WORK INSTRUCTIONS: Set down every entry word for word. Omit the pictures.

(Code that draws figures)

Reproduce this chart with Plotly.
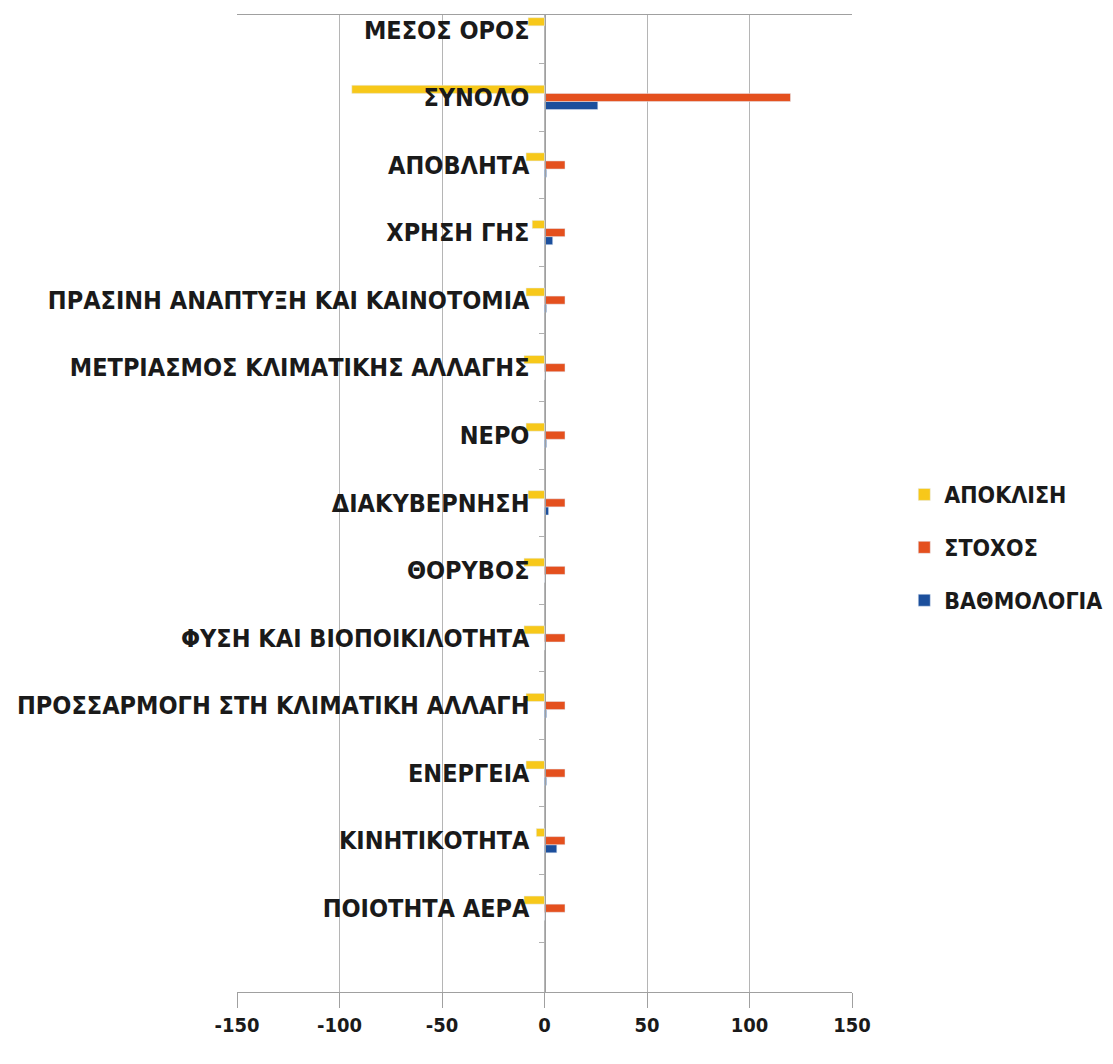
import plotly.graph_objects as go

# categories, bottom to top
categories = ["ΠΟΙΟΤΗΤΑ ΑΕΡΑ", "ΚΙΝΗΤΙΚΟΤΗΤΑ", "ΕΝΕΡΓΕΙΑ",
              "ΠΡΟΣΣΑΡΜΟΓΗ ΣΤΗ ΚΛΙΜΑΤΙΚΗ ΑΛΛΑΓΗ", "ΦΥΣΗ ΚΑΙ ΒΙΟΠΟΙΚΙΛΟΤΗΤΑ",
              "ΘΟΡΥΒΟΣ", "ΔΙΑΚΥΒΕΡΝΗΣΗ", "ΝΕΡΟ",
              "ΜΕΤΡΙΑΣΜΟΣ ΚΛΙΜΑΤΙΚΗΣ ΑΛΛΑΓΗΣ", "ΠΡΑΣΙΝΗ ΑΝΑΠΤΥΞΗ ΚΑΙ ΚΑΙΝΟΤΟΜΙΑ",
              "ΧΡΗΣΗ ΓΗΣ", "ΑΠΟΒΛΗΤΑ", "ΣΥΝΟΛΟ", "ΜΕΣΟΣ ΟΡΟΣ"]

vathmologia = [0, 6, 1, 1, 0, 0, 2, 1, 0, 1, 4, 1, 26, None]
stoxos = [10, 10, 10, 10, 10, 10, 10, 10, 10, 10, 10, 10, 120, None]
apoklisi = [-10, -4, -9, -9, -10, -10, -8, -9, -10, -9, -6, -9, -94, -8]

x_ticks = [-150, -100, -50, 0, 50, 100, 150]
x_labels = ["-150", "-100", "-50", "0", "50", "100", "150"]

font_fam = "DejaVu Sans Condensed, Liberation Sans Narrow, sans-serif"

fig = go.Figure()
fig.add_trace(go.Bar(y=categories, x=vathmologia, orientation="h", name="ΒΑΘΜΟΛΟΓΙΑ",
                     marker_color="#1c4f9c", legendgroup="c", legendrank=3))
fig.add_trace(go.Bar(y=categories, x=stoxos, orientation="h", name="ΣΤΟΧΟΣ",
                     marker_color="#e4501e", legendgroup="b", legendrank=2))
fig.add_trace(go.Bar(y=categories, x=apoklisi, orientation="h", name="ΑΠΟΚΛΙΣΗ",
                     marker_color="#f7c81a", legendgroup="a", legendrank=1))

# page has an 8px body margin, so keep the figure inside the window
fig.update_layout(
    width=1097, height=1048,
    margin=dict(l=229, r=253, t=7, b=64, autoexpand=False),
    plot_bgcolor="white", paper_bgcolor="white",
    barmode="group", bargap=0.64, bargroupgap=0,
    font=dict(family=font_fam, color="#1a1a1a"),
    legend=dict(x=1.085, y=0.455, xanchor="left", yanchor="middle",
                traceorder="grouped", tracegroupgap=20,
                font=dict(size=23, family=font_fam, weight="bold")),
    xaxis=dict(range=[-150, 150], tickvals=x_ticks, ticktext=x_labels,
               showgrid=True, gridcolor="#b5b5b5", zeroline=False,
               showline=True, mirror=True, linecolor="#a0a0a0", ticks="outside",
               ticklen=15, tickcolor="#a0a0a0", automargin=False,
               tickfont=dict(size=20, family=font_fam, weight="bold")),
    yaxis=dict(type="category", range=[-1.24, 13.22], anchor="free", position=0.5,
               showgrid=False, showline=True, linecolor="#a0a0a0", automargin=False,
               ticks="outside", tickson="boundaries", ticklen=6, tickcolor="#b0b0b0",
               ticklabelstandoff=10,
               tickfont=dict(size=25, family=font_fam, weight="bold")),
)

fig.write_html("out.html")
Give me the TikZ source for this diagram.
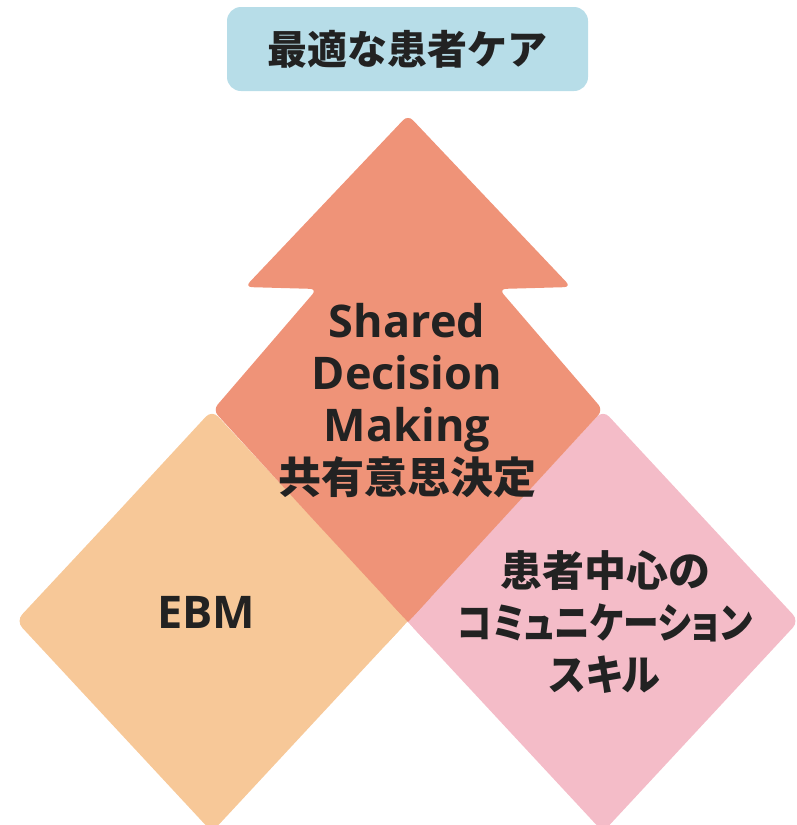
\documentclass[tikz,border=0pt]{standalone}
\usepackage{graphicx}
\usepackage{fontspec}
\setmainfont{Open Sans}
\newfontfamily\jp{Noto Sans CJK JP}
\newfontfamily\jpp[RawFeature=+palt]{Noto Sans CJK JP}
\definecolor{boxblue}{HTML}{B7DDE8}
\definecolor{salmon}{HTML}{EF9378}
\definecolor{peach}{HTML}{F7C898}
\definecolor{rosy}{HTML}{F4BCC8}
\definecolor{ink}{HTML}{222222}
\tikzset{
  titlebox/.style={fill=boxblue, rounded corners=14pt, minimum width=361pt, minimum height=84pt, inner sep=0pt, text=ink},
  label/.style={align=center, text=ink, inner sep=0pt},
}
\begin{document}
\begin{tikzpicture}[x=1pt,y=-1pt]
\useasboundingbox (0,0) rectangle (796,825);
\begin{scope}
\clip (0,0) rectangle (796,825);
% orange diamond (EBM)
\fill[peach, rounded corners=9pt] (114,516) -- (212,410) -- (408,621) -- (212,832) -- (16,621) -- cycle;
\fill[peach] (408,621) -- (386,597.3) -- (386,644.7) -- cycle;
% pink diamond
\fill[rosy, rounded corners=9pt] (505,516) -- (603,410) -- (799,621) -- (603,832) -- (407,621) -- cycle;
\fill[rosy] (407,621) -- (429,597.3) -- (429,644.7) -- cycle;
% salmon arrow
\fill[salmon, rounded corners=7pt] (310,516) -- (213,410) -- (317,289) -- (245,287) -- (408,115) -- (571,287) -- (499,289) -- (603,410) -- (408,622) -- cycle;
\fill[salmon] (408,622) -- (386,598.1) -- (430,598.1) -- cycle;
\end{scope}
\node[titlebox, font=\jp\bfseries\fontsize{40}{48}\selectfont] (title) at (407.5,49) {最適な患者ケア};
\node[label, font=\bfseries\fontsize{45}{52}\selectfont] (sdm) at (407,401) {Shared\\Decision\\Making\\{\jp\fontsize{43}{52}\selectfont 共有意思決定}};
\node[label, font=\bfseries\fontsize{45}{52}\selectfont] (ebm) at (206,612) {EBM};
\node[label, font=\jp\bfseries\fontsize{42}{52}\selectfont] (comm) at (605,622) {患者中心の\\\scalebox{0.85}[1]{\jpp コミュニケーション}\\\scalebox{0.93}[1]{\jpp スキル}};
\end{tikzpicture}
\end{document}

OUTPUT:
Reproduce this chart with Plotly.
import plotly.graph_objects as go

# categories, bottom to top
categories = ["ΠΟΙΟΤΗΤΑ ΑΕΡΑ", "ΚΙΝΗΤΙΚΟΤΗΤΑ", "ΕΝΕΡΓΕΙΑ",
              "ΠΡΟΣΣΑΡΜΟΓΗ ΣΤΗ ΚΛΙΜΑΤΙΚΗ ΑΛΛΑΓΗ", "ΦΥΣΗ ΚΑΙ ΒΙΟΠΟΙΚΙΛΟΤΗΤΑ",
              "ΘΟΡΥΒΟΣ", "ΔΙΑΚΥΒΕΡΝΗΣΗ", "ΝΕΡΟ",
              "ΜΕΤΡΙΑΣΜΟΣ ΚΛΙΜΑΤΙΚΗΣ ΑΛΛΑΓΗΣ", "ΠΡΑΣΙΝΗ ΑΝΑΠΤΥΞΗ ΚΑΙ ΚΑΙΝΟΤΟΜΙΑ",
              "ΧΡΗΣΗ ΓΗΣ", "ΑΠΟΒΛΗΤΑ", "ΣΥΝΟΛΟ", "ΜΕΣΟΣ ΟΡΟΣ"]

vathmologia = [0, 6, 1, 1, 0, 0, 2, 1, 0, 1, 4, 1, 26, None]
stoxos = [10, 10, 10, 10, 10, 10, 10, 10, 10, 10, 10, 10, 120, None]
apoklisi = [-10, -4, -9, -9, -10, -10, -8, -9, -10, -9, -6, -9, -94, -8]

x_ticks = [-150, -100, -50, 0, 50, 100, 150]
x_labels = ["-150", "-100", "-50", "0", "50", "100", "150"]

font_fam = "DejaVu Sans Condensed, Liberation Sans Narrow, sans-serif"

fig = go.Figure()
fig.add_trace(go.Bar(y=categories, x=vathmologia, orientation="h", name="ΒΑΘΜΟΛΟΓΙΑ",
                     marker_color="#1c4f9c", legendgroup="c", legendrank=3))
fig.add_trace(go.Bar(y=categories, x=stoxos, orientation="h", name="ΣΤΟΧΟΣ",
                     marker_color="#e4501e", legendgroup="b", legendrank=2))
fig.add_trace(go.Bar(y=categories, x=apoklisi, orientation="h", name="ΑΠΟΚΛΙΣΗ",
                     marker_color="#f7c81a", legendgroup="a", legendrank=1))

# page has an 8px body margin, so keep the figure inside the window
fig.update_layout(
    width=1097, height=1048,
    margin=dict(l=229, r=253, t=7, b=64, autoexpand=False),
    plot_bgcolor="white", paper_bgcolor="white",
    barmode="group", bargap=0.64, bargroupgap=0,
    font=dict(family=font_fam, color="#1a1a1a"),
    legend=dict(x=1.085, y=0.455, xanchor="left", yanchor="middle",
                traceorder="grouped", tracegroupgap=20,
                font=dict(size=23, family=font_fam, weight="bold")),
    xaxis=dict(range=[-150, 150], tickvals=x_ticks, ticktext=x_labels,
               showgrid=True, gridcolor="#b5b5b5", zeroline=False,
               showline=True, mirror=True, linecolor="#a0a0a0", ticks="outside",
               ticklen=15, tickcolor="#a0a0a0", automargin=False,
               tickfont=dict(size=20, family=font_fam, weight="bold")),
    yaxis=dict(type="category", range=[-1.24, 13.22], anchor="free", position=0.5,
               showgrid=False, showline=True, linecolor="#a0a0a0", automargin=False,
               ticks="outside", tickson="boundaries", ticklen=6, tickcolor="#b0b0b0",
               ticklabelstandoff=10,
               tickfont=dict(size=25, family=font_fam, weight="bold")),
)

fig.write_html("out.html")
Give me the TikZ source for this diagram.
\documentclass[tikz,border=0pt]{standalone}
\usepackage{graphicx}
\usepackage{fontspec}
\setmainfont{Open Sans}
\newfontfamily\jp{Noto Sans CJK JP}
\newfontfamily\jpp[RawFeature=+palt]{Noto Sans CJK JP}
\definecolor{boxblue}{HTML}{B7DDE8}
\definecolor{salmon}{HTML}{EF9378}
\definecolor{peach}{HTML}{F7C898}
\definecolor{rosy}{HTML}{F4BCC8}
\definecolor{ink}{HTML}{222222}
\tikzset{
  titlebox/.style={fill=boxblue, rounded corners=14pt, minimum width=361pt, minimum height=84pt, inner sep=0pt, text=ink},
  label/.style={align=center, text=ink, inner sep=0pt},
}
\begin{document}
\begin{tikzpicture}[x=1pt,y=-1pt]
\useasboundingbox (0,0) rectangle (796,825);
\begin{scope}
\clip (0,0) rectangle (796,825);
% orange diamond (EBM)
\fill[peach, rounded corners=9pt] (114,516) -- (212,410) -- (408,621) -- (212,832) -- (16,621) -- cycle;
\fill[peach] (408,621) -- (386,597.3) -- (386,644.7) -- cycle;
% pink diamond
\fill[rosy, rounded corners=9pt] (505,516) -- (603,410) -- (799,621) -- (603,832) -- (407,621) -- cycle;
\fill[rosy] (407,621) -- (429,597.3) -- (429,644.7) -- cycle;
% salmon arrow
\fill[salmon, rounded corners=7pt] (310,516) -- (213,410) -- (317,289) -- (245,287) -- (408,115) -- (571,287) -- (499,289) -- (603,410) -- (408,622) -- cycle;
\fill[salmon] (408,622) -- (386,598.1) -- (430,598.1) -- cycle;
\end{scope}
\node[titlebox, font=\jp\bfseries\fontsize{40}{48}\selectfont] (title) at (407.5,49) {最適な患者ケア};
\node[label, font=\bfseries\fontsize{45}{52}\selectfont] (sdm) at (407,401) {Shared\\Decision\\Making\\{\jp\fontsize{43}{52}\selectfont 共有意思決定}};
\node[label, font=\bfseries\fontsize{45}{52}\selectfont] (ebm) at (206,612) {EBM};
\node[label, font=\jp\bfseries\fontsize{42}{52}\selectfont] (comm) at (605,622) {患者中心の\\\scalebox{0.85}[1]{\jpp コミュニケーション}\\\scalebox{0.93}[1]{\jpp スキル}};
\end{tikzpicture}
\end{document}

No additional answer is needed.